# Why are both bias resistors considered parallel in a common emitter amplifier?

When calculating the input impedance of a voltage divider biased BJT common emitter amplifier, we calculate the parallel resistance of the bias resistors and the emitter resistance. But why do we consider both bias resistors? Looking from the amplifier input (the transistor base), the other resistor leads to the voltage source, while the other leads to ground. Shouldn't we only consider the one that leads to ground? Why would any of the input current go to the voltage source/battery?

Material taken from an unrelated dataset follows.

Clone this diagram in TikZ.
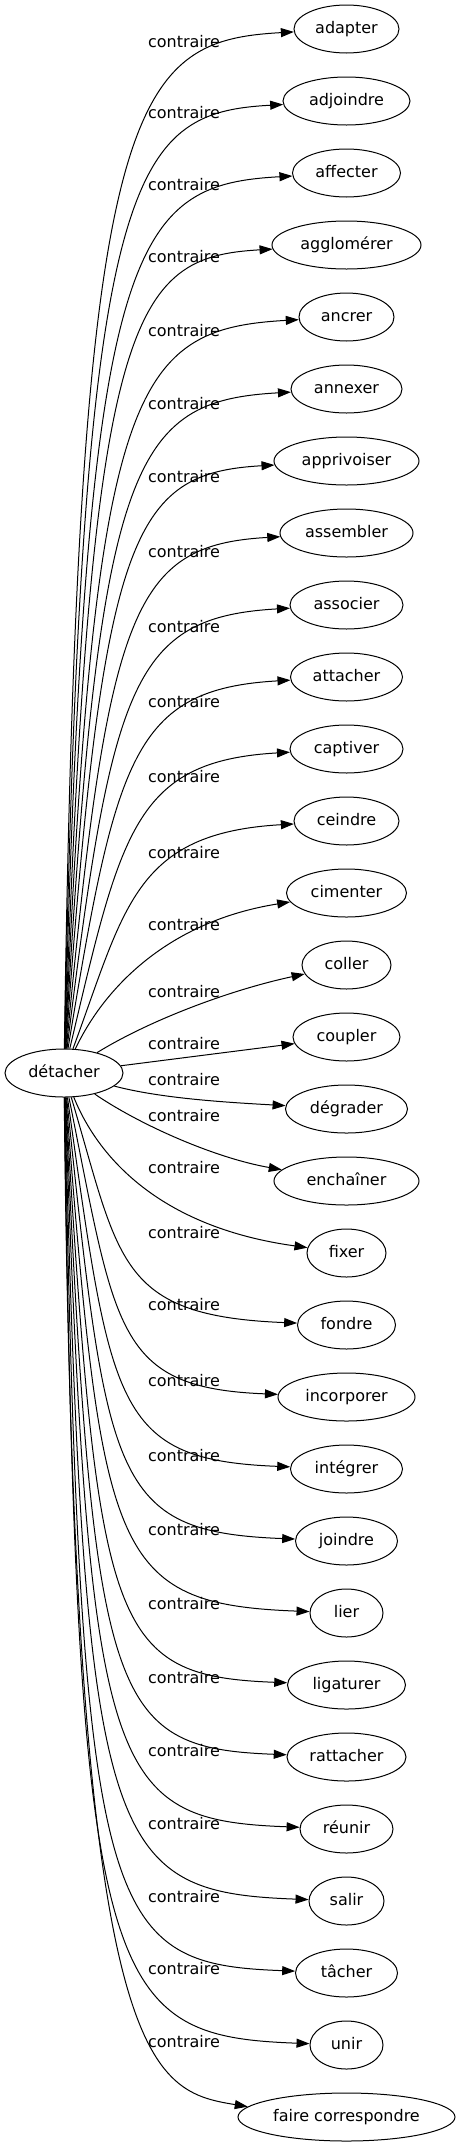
\documentclass[tikz,border=0pt]{standalone}
\usepackage{fontspec}
\setmainfont{DejaVu Sans}
\usetikzlibrary{arrows.meta,shapes.geometric}

\begin{document}
\begin{tikzpicture}[x=1pt,y=-1pt,node distance=72pt,
    main node/.style={draw, ellipse, line width=1pt, inner sep=0pt,
      minimum height=48pt, text height=12pt, text depth=4pt,
      font=\fontsize{16pt}{19pt}\selectfont},
    rel node/.style={inner sep=0pt, font=\fontsize{16pt}{19pt}\selectfont},
    link/.style={line width=1pt, -{Triangle[length=13pt,width=9pt]}}]
    \useasboundingbox (0,0) rectangle (461,2147);

    \node[main node, minimum width=118pt] (0) at (64,1073) {détacher};
    \node[main node, minimum width=105pt] (1) at (346.5,29) {adapter};
    \node[main node, minimum width=127pt] (2) [below of=1] {adjoindre};
    \node[main node, minimum width=108pt] (3) [below of=2] {affecter};
    \node[main node, minimum width=149pt] (4) [below of=3] {agglomérer};
    \node[main node, minimum width=95pt] (5) [below of=4] {ancrer};
    \node[main node, minimum width=111pt] (6) [below of=5] {annexer};
    \node[main node, minimum width=145pt] (7) [below of=6] {apprivoiser};
    \node[main node, minimum width=133pt] (8) [below of=7] {assembler};
    \node[main node, minimum width=113pt] (9) [below of=8] {associer};
    \node[main node, minimum width=112pt] (10) [below of=9] {attacher};
    \node[main node, minimum width=113pt] (11) [below of=10] {captiver};
    \node[main node, minimum width=105pt] (12) [below of=11] {ceindre};
    \node[main node, minimum width=120pt] (13) [below of=12] {cimenter};
    \node[main node, minimum width=89pt] (14) [below of=13] {coller};
    \node[main node, minimum width=107pt] (15) [below of=14] {coupler};
    \node[main node, minimum width=122pt] (16) [below of=15] {dégrader};
    \node[main node, minimum width=145pt] (17) [below of=16] {enchaîner};
    \node[main node, minimum width=79pt] (18) [below of=17] {fixer};
    \node[main node, minimum width=98pt] (19) [below of=18] {fondre};
    \node[main node, minimum width=137pt] (20) [below of=19] {incorporer};
    \node[main node, minimum width=112pt] (21) [below of=20] {intégrer};
    \node[main node, minimum width=102pt] (22) [below of=21] {joindre};
    \node[main node, minimum width=73pt] (23) [below of=22] {lier};
    \node[main node, minimum width=118pt] (24) [below of=23] {ligaturer};
    \node[main node, minimum width=119pt] (25) [below of=24] {rattacher};
    \node[main node, minimum width=93pt] (26) [below of=25] {réunir};
    \node[main node, minimum width=75pt] (27) [below of=26] {salir};
    \node[main node, minimum width=102pt] (28) [below of=27] {tâcher};
    \node[main node, minimum width=73pt] (29) [below of=28] {unir};
    \node[main node, minimum width=217pt] (30) [below of=29] {faire correspondre};

    \node[rel node] (c1) at (184,42) {contraire};
    \node[rel node] (c2) at (184,113) {contraire};
    \node[rel node] (c3) at (184,185) {contraire};
    \node[rel node] (c4) at (184,257) {contraire};
    \node[rel node] (c5) at (184,331) {contraire};
    \node[rel node] (c6) at (184,404) {contraire};
    \node[rel node] (c7) at (184,477) {contraire};
    \node[rel node] (c8) at (184,552) {contraire};
    \node[rel node] (c9) at (184,627) {contraire};
    \node[rel node] (c10) at (184,702) {contraire};
    \node[rel node] (c11) at (184,777) {contraire};
    \node[rel node] (c12) at (184,853) {contraire};
    \node[rel node] (c13) at (184,925) {contraire};
    \node[rel node] (c14) at (184,992) {contraire};
    \node[rel node] (c15) at (184,1044) {contraire};
    \node[rel node] (c16) at (184,1080) {contraire};
    \node[rel node] (c17) at (184,1116) {contraire};
    \node[rel node] (c18) at (184,1168) {contraire};
    \node[rel node] (c19) at (184,1233) {contraire};
    \node[rel node] (c20) at (184,1305) {contraire};
    \node[rel node] (c21) at (184,1381) {contraire};
    \node[rel node] (c22) at (184,1456) {contraire};
    \node[rel node] (c23) at (184,1530) {contraire};
    \node[rel node] (c24) at (184,1604) {contraire};
    \node[rel node] (c25) at (184,1678) {contraire};
    \node[rel node] (c26) at (184,1751) {contraire};
    \node[rel node] (c27) at (184,1824) {contraire};
    \node[rel node] (c28) at (184,1897) {contraire};
    \node[rel node] (c29) at (184,1969) {contraire};
    \node[rel node] (c30) at (184,2042) {contraire};

    \draw[link] (0) .. controls (78,97) and (130,41) .. (1);
    \draw[link] (0) .. controls (82,168) and (130,113) .. (2);
    \draw[link] (0) .. controls (86,240) and (131,185) .. (3);
    \draw[link] (0) .. controls (91,312) and (131,257) .. (4);
    \draw[link] (0) .. controls (95,386) and (132,329) .. (5);
    \draw[link] (0) .. controls (99,459) and (132,401) .. (6);
    \draw[link] (0) .. controls (103,532) and (132,473) .. (7);
    \draw[link] (0) .. controls (108,607) and (133,545) .. (8);
    \draw[link] (0) .. controls (112,682) and (133,617) .. (9);
    \draw[link] (0) .. controls (116,757) and (133,689) .. (10);
    \draw[link] (0) .. controls (121,832) and (134,761) .. (11);
    \draw[link] (0) .. controls (125,908) and (134,833) .. (12);
    \draw[link] (0) .. controls (105,986) and (170,921) .. (13);
    \draw[link] (0) .. controls (150,1020) and (230,990) .. (14);
    \draw[link] (0) -- (15);
    \draw[link] (0) .. controls (160,1098) and (220,1102) .. (16);
    \draw[link] (0) .. controls (140,1125) and (215,1158) .. (17);
    \draw[link] (0) .. controls (100,1162) and (165,1228) .. (18);
    \draw[link] (0) .. controls (120,1261) and (117,1316) .. (19);
    \draw[link] (0) .. controls (116,1331) and (115,1388) .. (20);
    \draw[link] (0) .. controls (111,1407) and (114,1460) .. (21);
    \draw[link] (0) .. controls (107,1482) and (112,1532) .. (22);
    \draw[link] (0) .. controls (102,1556) and (111,1604) .. (23);
    \draw[link] (0) .. controls (98,1630) and (109,1676) .. (24);
    \draw[link] (0) .. controls (94,1704) and (108,1748) .. (25);
    \draw[link] (0) .. controls (90,1777) and (106,1820) .. (26);
    \draw[link] (0) .. controls (85,1850) and (105,1892) .. (27);
    \draw[link] (0) .. controls (81,1923) and (103,1964) .. (28);
    \draw[link] (0) .. controls (77,1990) and (102,2036) .. (29);
    \draw[link] (0) .. controls (74,2065) and (145,2090) .. (30.174);
\end{tikzpicture}
\end{document}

• electronics.stackexchange.com/questions/298560/… – G36 Jan 4 '19 at 18:52
• Because in"small signal analysis" or AC analysis, both supplies are considered 0V. So they ARE in parallel. In practice. the big supply decoupling capacitor guarantees that Vs has an AC component of 0V. – Brian Drummond Jan 4 '19 at 21:19

When you determine an input impedance (which is a transfer function), you install a test generator (the stimulus) $$\I_T\$$ across the connecting ports and you determine the response voltage $$\V_T\$$ collected across the current source terminals. This configuration is called a DPI or driving point impedance as described by the fast analytical circuits techniques or FACTs. The circuit below shows the configuration for the bipolar amplifier you described: When you do that, you imply that the source supplying your circuit is uncorrelated with the stimulus. It means that if you sweep the input impedance with $$\I_T\$$, you won't see any ripple over the $$\V_{cc}\$$ rail supplied by a perfect dc source (0 output impedance). The small-signal amplitude of the $$\V_{cc}\$$ rail is thus 0 V during the analysis and the source can be replaced by a short circuit for the dynamic analysis. You can also imagine an infinite decoupling capacitor from the $$\V_{cc}\$$ rail to ground perfectly decoupling the rail during the analysis. As the drawing shows, when the source is shorted, the biasing resistances naturally come in parallel.